I almost did the same thing with my writing. I had decided to quit, way back in the 1990s. For an entire year, I thought I had quit. Too afraid I wasn’t getting anywhere, too afraid of failure. Then finally remembered that this wasn’t the point. Never had been the point, so what the hell was I afraid of?
If we accept fear as a barrier, then we start making patterns, and sooner or later, we’re a rug. All we have to do to break the pattern is realize that fear isn’t a barrier at all—it’s a goal, a signpost, a big old X marks the spot. Everything we want really is on the other side.
You may have done this – have you had your guitar set up by a professional? They will adjust the height and possibly the spacing of the strings.

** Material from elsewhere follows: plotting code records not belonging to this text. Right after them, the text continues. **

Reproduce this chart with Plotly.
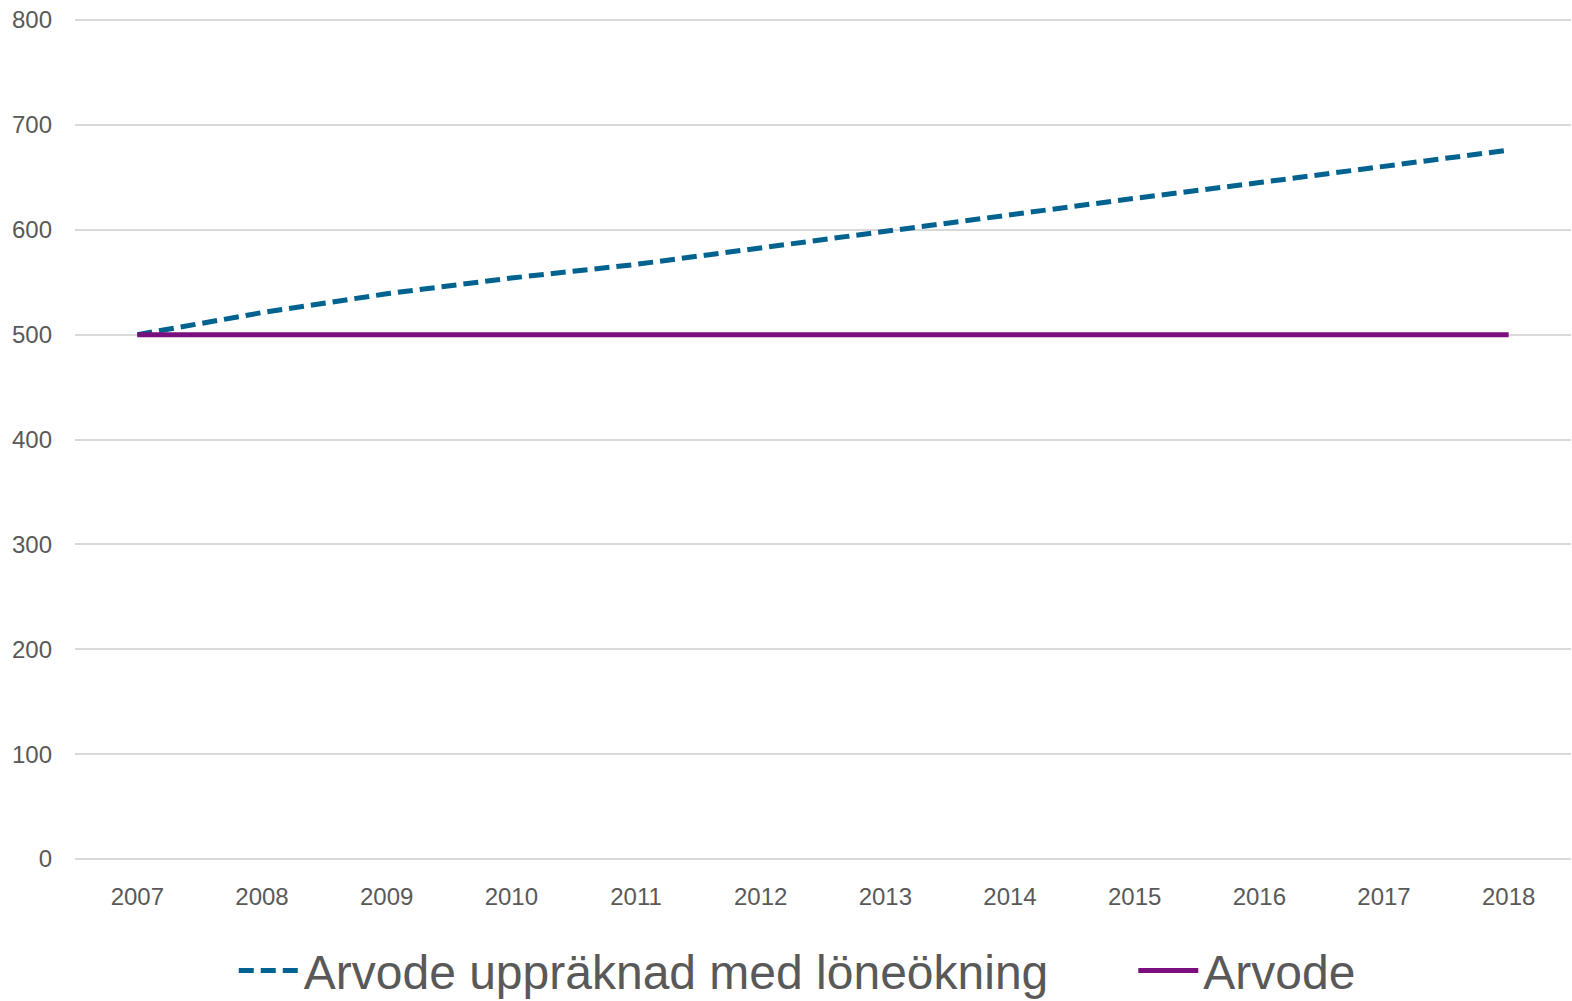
import plotly.graph_objects as go

years = ["2007", "2008", "2009", "2010", "2011", "2012", "2013", "2014", "2015", "2016", "2017", "2018"]
upprakning = [500, 521, 539, 554, 567, 583, 598, 615, 630, 645, 660, 676]
arvode = [500, 500, 500, 500, 500, 500, 500, 500, 500, 500, 500, 500]
y_ticks = [0, 100, 200, 300, 400, 500, 600, 700, 800]

fig = go.Figure()
fig.add_trace(go.Scatter(
    x=years, y=upprakning, mode="lines",
    name="Arvode uppräknad med löneökning" + "\u00a0" * 6,
    line=dict(color="#00628f", width=5, dash="15px,7px"),
))
fig.add_trace(go.Scatter(
    x=years, y=arvode, mode="lines", name="Arvode",
    line=dict(color="#7a0f7d", width=5),
))

fig.update_layout(
    width=1572, height=1001,
    margin=dict(l=75, r=1, t=19, b=142, autoexpand=False),
    paper_bgcolor="white", plot_bgcolor="white",
    font=dict(family="Liberation Sans, Arial, sans-serif", color="#595959"),
    showlegend=True,
    legend=dict(
        orientation="h", xref="container", x=0.1487, xanchor="left",
        y=-0.133, yanchor="middle",
        font=dict(size=48, color="#595959"), itemwidth=60, tracegroupgap=0,
    ),
    xaxis=dict(
        type="category", range=[-0.5, 11.5], showgrid=False, showline=False,
        ticks="", tickfont=dict(size=24, color="#595959"), ticklabelstandoff=21,
        automargin=False,
    ),
    yaxis=dict(
        range=[0, 801], tickvals=y_ticks, showgrid=True, gridcolor="#d9d9d9",
        gridwidth=1.5, zeroline=True, zerolinecolor="#d9d9d9", zerolinewidth=1.5,
        ticks="", tickfont=dict(size=24, color="#595959"), ticklabelstandoff=22,
        showline=False, automargin=False,
    ),
)

fig.write_html(
    "out.html",
    config={"displayModeBar": False},
    post_script="document.body.style.margin='0';document.body.style.padding='0';",
)
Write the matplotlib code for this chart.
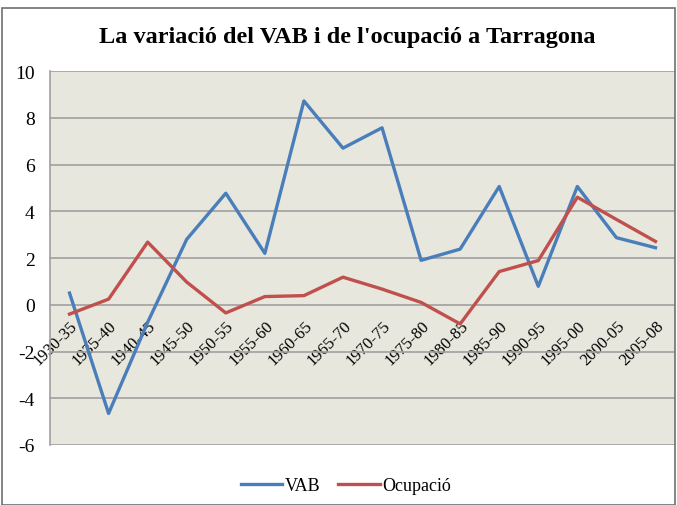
import matplotlib
matplotlib.use("Agg")
import matplotlib.pyplot as plt
from matplotlib.patches import Rectangle

# dades
periodes = ['1930-35', '1935-40', '1940-45', '1945-50', '1950-55', '1955-60',
            '1960-65', '1965-70', '1970-75', '1975-80', '1980-85', '1985-90',
            '1990-95', '1995-00', '2000-05', '2005-08']
vab = [0.5, -4.65, -0.75, 2.8, 4.77, 2.2, 8.72, 6.7, 7.57, 1.9, 2.38, 5.06,
       0.79, 5.06, 2.87, 2.44]
ocupacio = [-0.4, 0.24, 2.68, 0.97, -0.35, 0.35, 0.39, 1.18, 0.67, 0.1, -0.82,
            1.42, 1.89, 4.6, 3.65, 2.71]
yticks = [-6, -4, -2, 0, 2, 4, 6, 8, 10]

plt.rcParams['font.family'] = ['Liberation Serif', 'DejaVu Serif']

fig = plt.figure(figsize=(6.77, 5.06), dpi=100)
ax = fig.add_axes([50 / 677, 1 - 446 / 506, 625 / 677, 374 / 506])
ax.set_facecolor('#E8E7DD')

x = list(range(len(periodes)))
ax.plot(x, vab, color='#4A7EBB', lw=2.4, label='VAB', zorder=3)
ax.plot(x, ocupacio, color='#C0504D', lw=2.4, label='Ocupació', zorder=3)

ax.set_xlim(-0.5, len(periodes) - 0.5)
ax.set_ylim(-6, 10)
ax.set_yticks(yticks)
ax.set_yticklabels([str(v) for v in yticks], fontsize=14)
ax.tick_params(axis='y', length=0, pad=11)
ax.yaxis.grid(True, color='#A0A0A0', lw=1.2)
ax.set_axisbelow(True)

# etiquetes de l'eix x sobre la línia del zero
ax.spines['bottom'].set_position(('data', 0))
ax.spines['bottom'].set_visible(False)
ax.set_xticks(x)
ax.set_xticklabels(periodes, rotation=45, ha='right', rotation_mode='anchor',
                   fontsize=12)
ax.tick_params(axis='x', length=0, pad=9)

for s in ['top', 'right']:
    ax.spines[s].set_visible(False)
ax.spines['left'].set_color('#A0A0A0')
ax.spines['left'].set_linewidth(1.2)

fig.text(347 / 677, 1 - 38 / 506, "La variació del VAB i de l'ocupació a Tarragona",
         ha='center', va='center', fontsize=17.5, fontweight='bold')

fig.legend(loc='center', bbox_to_anchor=(346 / 677, 1 - 487 / 506), ncol=2,
           frameon=False, fontsize=13, handlelength=2.3, handletextpad=0.15,
           columnspacing=1.0)

fig.patches.append(Rectangle((2 / 677, 0), 673 / 677, 1 - 9 / 506,
                             transform=fig.transFigure, fill=False,
                             edgecolor='#707070', lw=1.2))

fig.savefig('out.png', dpi=100)
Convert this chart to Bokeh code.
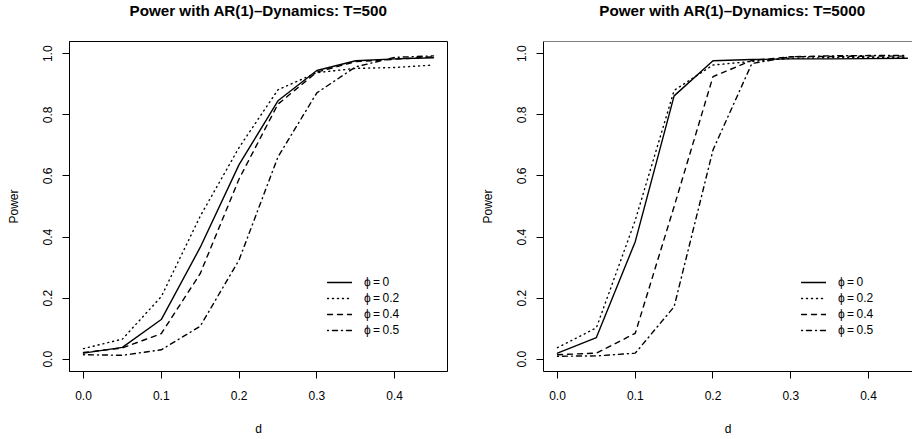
from bokeh.plotting import figure
from bokeh.layouts import row, column
from bokeh.models import (FixedTicker, NumeralTickFormatter, Legend, LegendItem,
                          Range1d, Span, Label)
from bokeh.embed import file_html
from bokeh.resources import INLINE

# ---- data ----
d = [0.0, 0.05, 0.10, 0.15, 0.20, 0.25, 0.30, 0.35, 0.40, 0.45]

t500_phi00 = [0.020, 0.039, 0.130, 0.366, 0.637, 0.846, 0.945, 0.977, 0.983, 0.987]
t500_phi02 = [0.035, 0.066, 0.205, 0.468, 0.693, 0.882, 0.938, 0.952, 0.955, 0.963]
t500_phi04 = [0.022, 0.037, 0.084, 0.280, 0.590, 0.835, 0.940, 0.974, 0.982, 0.990]
t500_phi05 = [0.015, 0.013, 0.031, 0.108, 0.325, 0.662, 0.872, 0.957, 0.988, 0.993]

t5000_phi00 = [0.020, 0.071, 0.385, 0.862, 0.977, 0.981, 0.983, 0.983, 0.984, 0.985]
t5000_phi02 = [0.038, 0.103, 0.455, 0.880, 0.963, 0.975, 0.985, 0.987, 0.988, 0.988]
t5000_phi04 = [0.015, 0.020, 0.085, 0.500, 0.925, 0.978, 0.990, 0.991, 0.992, 0.992]
t5000_phi05 = [0.010, 0.011, 0.020, 0.172, 0.685, 0.968, 0.990, 0.993, 0.994, 0.994]

legend_labels = ["\u03d5\u2009=\u20090", "\u03d5\u2009=\u20090.2", "\u03d5\u2009=\u20090.4", "\u03d5\u2009=\u20090.5"]
dashes = ["solid", "1 4", "5 5", "1 4 5 4"]

x_ticks = [0.0, 0.1, 0.2, 0.3, 0.4]
y_ticks = [0.0, 0.2, 0.4, 0.6, 0.8, 1.0]

titles = ["Power with AR(1)\u2013Dynamics: T=500", "Power with AR(1)\u2013Dynamics: T=5000"]

FONT = "Liberation Sans"
LEGEND_FONT = "'Liberation Sans', 'DejaVu Sans', sans-serif"
PANEL_W = 456
TITLE_H = 33
PLOT_H = 439 - TITLE_H


def make_title(text, center_x):
    t = figure(width=PANEL_W, height=TITLE_H, output_backend="svg", toolbar_location=None,
               x_range=Range1d(0, PANEL_W), y_range=Range1d(0, TITLE_H),
               x_axis_type=None, y_axis_type=None, min_border=0, title=None)
    t.grid.visible = False
    t.outline_line_color = None
    t.background_fill_color = "white"
    t.border_fill_color = "white"
    t.add_layout(Label(text=text, x=center_x, y=23, x_units="screen", y_units="screen",
                       text_align="center", text_baseline="alphabetic",
                       text_font=FONT, text_font_size="15.2px", text_font_style="bold",
                       text_color="black"))
    return t


def make_panel(series, border_left, border_right, x_end, right_border):
    p = figure(width=PANEL_W, height=PLOT_H, output_backend="svg", toolbar_location=None,
               x_range=Range1d(-0.018, x_end), y_range=Range1d(-0.04, 1.04),
               min_border_left=border_left, min_border_right=border_right,
               min_border_top=8, min_border_bottom=68, title=None)
    p.grid.visible = False
    p.background_fill_color = "white"
    p.border_fill_color = "white"
    if right_border:
        p.outline_line_color = "black"
        p.outline_line_width = 1
    else:
        p.outline_line_color = None
        p.add_layout(Span(location=p.y_range.end, dimension="width",
                          line_color="black", line_width=1))

    for ax in (p.xaxis[0], p.yaxis[0]):
        ax.axis_line_color = "black"
        ax.axis_line_width = 1
        ax.major_tick_in = 0
        ax.major_tick_out = 7
        ax.minor_tick_line_color = None
        ax.major_label_text_font = FONT
        ax.major_label_text_font_size = "12px"
        ax.major_label_text_color = "black"
        ax.axis_label_text_font = FONT
        ax.axis_label_text_font_size = "12px"
        ax.axis_label_text_font_style = "normal"
        ax.axis_label_text_color = "black"
        ax.formatter = NumeralTickFormatter(format="0.0")

    p.xaxis.ticker = FixedTicker(ticks=x_ticks)
    p.yaxis.ticker = FixedTicker(ticks=y_ticks)
    p.xaxis.axis_label = "d"
    p.yaxis.axis_label = "Power"
    p.xaxis.major_label_standoff = 12
    p.xaxis.axis_label_standoff = 19
    p.yaxis.major_label_orientation = "vertical"
    p.yaxis.major_label_standoff = 10
    p.yaxis.axis_label_standoff = 20

    items = []
    for ys, dash, lab in zip(series, dashes, legend_labels):
        r = p.line(d, ys, line_color="black", line_width=1.4, line_dash=dash,
                   line_cap="round", line_join="round")
        items.append(LegendItem(label=lab, renderers=[r]))

    leg = Legend(items=items, location=(258, 33), glyph_width=25, glyph_height=16,
                 label_height=16, spacing=0, label_standoff=12, padding=0, margin=0,
                 border_line_color=None, background_fill_alpha=0,
                 label_text_font=LEGEND_FONT, label_text_font_size="12px",
                 label_text_color="black")
    p.add_layout(leg, "center")
    return p


t1 = make_title(titles[0], 258)
t2 = make_title(titles[1], 276)
p1 = make_panel([t500_phi00, t500_phi02, t500_phi04, t500_phi05], 69, 9, 0.468, True)
p2 = make_panel([t5000_phi00, t5000_phi02, t5000_phi04, t5000_phi05], 87, 0,
                -0.018 + 369 / 777.5, False)

layout = column(row(t1, t2), row(p1, p2))
open("out.html", "w").write(file_html(layout, INLINE))
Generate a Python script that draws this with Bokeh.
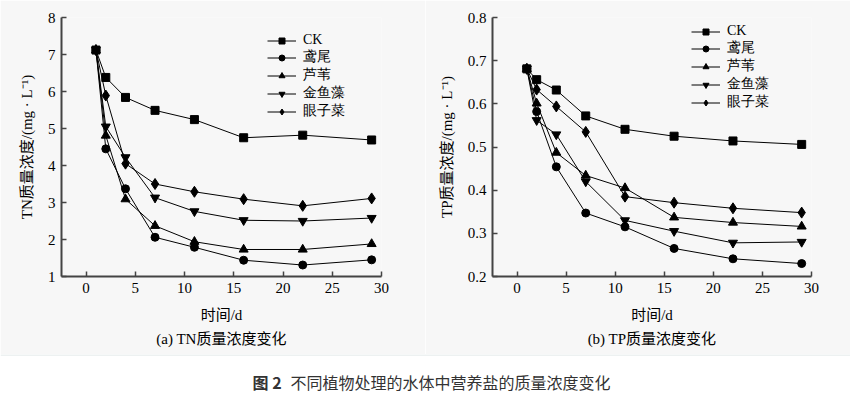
from bokeh.plotting import figure
from bokeh.layouts import column, row
from bokeh.models import Legend, LegendItem, Title, FixedTicker, Range1d
from bokeh.core.properties import value
from bokeh.embed import file_html
from bokeh.resources import INLINE

days = [1, 2, 4, 7, 11, 16, 22, 29]
series_names = ["CK", "鸢尾", "芦苇", "金鱼藻", "眼子菜"]
markers = ["square", "circle", "triangle", "inverted_triangle", "diamond"]
marker_sizes = [8, 8, 9, 9, 11]

tn_ck = [7.12, 6.38, 5.84, 5.49, 5.24, 4.75, 4.82, 4.69]
tn_yw = [7.12, 4.45, 3.37, 2.06, 1.79, 1.44, 1.31, 1.45]
tn_lw = [7.12, 4.81, 3.09, 2.37, 1.94, 1.73, 1.73, 1.88]
tn_jyz = [7.12, 5.05, 4.22, 3.13, 2.76, 2.52, 2.50, 2.58]
tn_yzc = [7.12, 5.89, 4.05, 3.50, 3.29, 3.09, 2.91, 3.11]

tp_ck = [0.681, 0.656, 0.632, 0.572, 0.541, 0.525, 0.514, 0.506]
tp_yw = [0.681, 0.582, 0.454, 0.347, 0.315, 0.265, 0.241, 0.230]
tp_lw = [0.681, 0.601, 0.487, 0.434, 0.405, 0.337, 0.325, 0.316]
tp_jyz = [0.681, 0.562, 0.529, 0.420, 0.330, 0.305, 0.278, 0.280]
tp_yzc = [0.681, 0.633, 0.594, 0.535, 0.385, 0.371, 0.358, 0.348]

x_ticks = [0, 5, 10, 15, 20, 25, 30]
tn_ticks = [1, 2, 3, 4, 5, 6, 7, 8]
tp_ticks = [0.2, 0.3, 0.4, 0.5, 0.6, 0.7, 0.8]

BG = "#f7f7f7"
SERIF = "Liberation Serif, Noto Sans CJK SC"


def make_panel(series, yr, yticks, ylabel, sub, borders, fw, legend_loc):
    left, right, top, bottom = borders
    p = figure(frame_width=fw, frame_height=259, output_backend="svg", toolbar_location=None,
               x_range=Range1d(-2.5, 30), y_range=Range1d(*yr),
               min_border_left=left, min_border_right=right,
               min_border_top=top, min_border_bottom=bottom,
               background_fill_color=BG, border_fill_color=BG)
    p.outline_line_color = None
    p.grid.grid_line_color = None
    items = []
    for name, ys, mk, ms in zip(series_names, series, markers, marker_sizes):
        r1 = p.line(days, ys, line_color="black", line_width=1)
        r2 = p.scatter(days, ys, marker=mk, size=ms, fill_color="black", line_color="black")
        items.append(LegendItem(label=name, renderers=[r1, r2]))
    leg = Legend(items=items, location=legend_loc, border_line_color=None,
                 background_fill_alpha=0, padding=0, margin=0, spacing=0,
                 label_height=15, glyph_height=15, glyph_width=29,
                 label_standoff=7, label_text_font="Liberation Serif",
                 label_text_font_size="14px", label_text_color="black")
    p.add_layout(leg)
    for ax in (p.xaxis[0], p.yaxis[0]):
        ax.axis_line_color = "#444444"
        ax.axis_line_width = 2
        ax.major_tick_line_color = "#444444"
        ax.major_tick_line_width = 1.5
        ax.major_tick_in = 5
        ax.major_tick_out = 0
        ax.minor_tick_line_color = None
        ax.major_label_text_font = SERIF
        ax.major_label_text_font_size = "15px"
        ax.major_label_text_color = "black"
        ax.axis_label_text_font = SERIF
        ax.axis_label_text_font_size = "15px"
        ax.axis_label_text_font_style = "normal"
        ax.axis_label_text_color = "black"
    p.xaxis.ticker = FixedTicker(ticks=x_ticks)
    p.yaxis.ticker = FixedTicker(ticks=yticks)
    p.xaxis.axis_label = "时间/d"
    p.xaxis.major_label_standoff = 6
    p.xaxis.axis_label_standoff = 11
    p.yaxis.axis_label = ylabel
    p.yaxis.major_label_standoff = 6
    p.yaxis.axis_label_standoff = 10
    t = Title(text=sub, align="center", text_font=SERIF, text_font_size="15px",
              text_font_style="normal", text_color="black", standoff=6)
    p.add_layout(t, "below")
    return p


p1 = make_panel([tn_ck, tn_yw, tn_lw, tn_jyz, tn_yzc], (1, 8), tn_ticks,
                "TN质量浓度/(mg · L⁻¹)", "(a) TN质量浓度变化",
                (61, 44, 17, 78), 320, (206, 156))
p2 = make_panel([tp_ck, tp_yw, tp_lw, tp_jyz, tp_yzc], (0.2, 0.8), tp_ticks,
                "TP质量浓度/(mg · L⁻¹)", "(b) TP质量浓度变化",
                (67, 39, 17, 78), 319, (199, 165))

cap = figure(width=850, height=39, output_backend="svg", toolbar_location=None,
             x_range=Range1d(0, 850), y_range=Range1d(0, 39),
             min_border=0, background_fill_color="white", border_fill_color="white")
cap.axis.visible = False
cap.grid.grid_line_color = None
cap.outline_line_color = None
cap.segment(x0=[0], y0=[38.5], x1=[850], y1=[38.5], line_color="#dce3e3", line_width=1)
cap.text(x=[252], y=[12], text=["图 2"], text_font=value("Noto Sans CJK SC"),
         text_font_style="bold", text_font_size="16px", text_baseline="middle",
         text_color="#333333")
cap.text(x=[290], y=[12], text=["不同植物处理的水体中营养盐的质量浓度变化"],
         text_font=value("Noto Sans CJK SC"), text_font_size="16px",
         text_baseline="middle", text_color="#333333")

layout = column(row(p1, p2, spacing=0), cap, spacing=0)
open("out.html", "w").write(file_html(layout, INLINE))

Its really worth doing this – makes it easier to play. Sort of like getting a bike fitted – most people think they can do it themselves. But very minute changes make a huge difference. And will give you a much more enjoyable experience. So its something to consider. You have pictured an electric guitar – which seems a bit easier to play than an acoustic (But that may be me).
The guitar setup is not the problem, I promise. It’s me.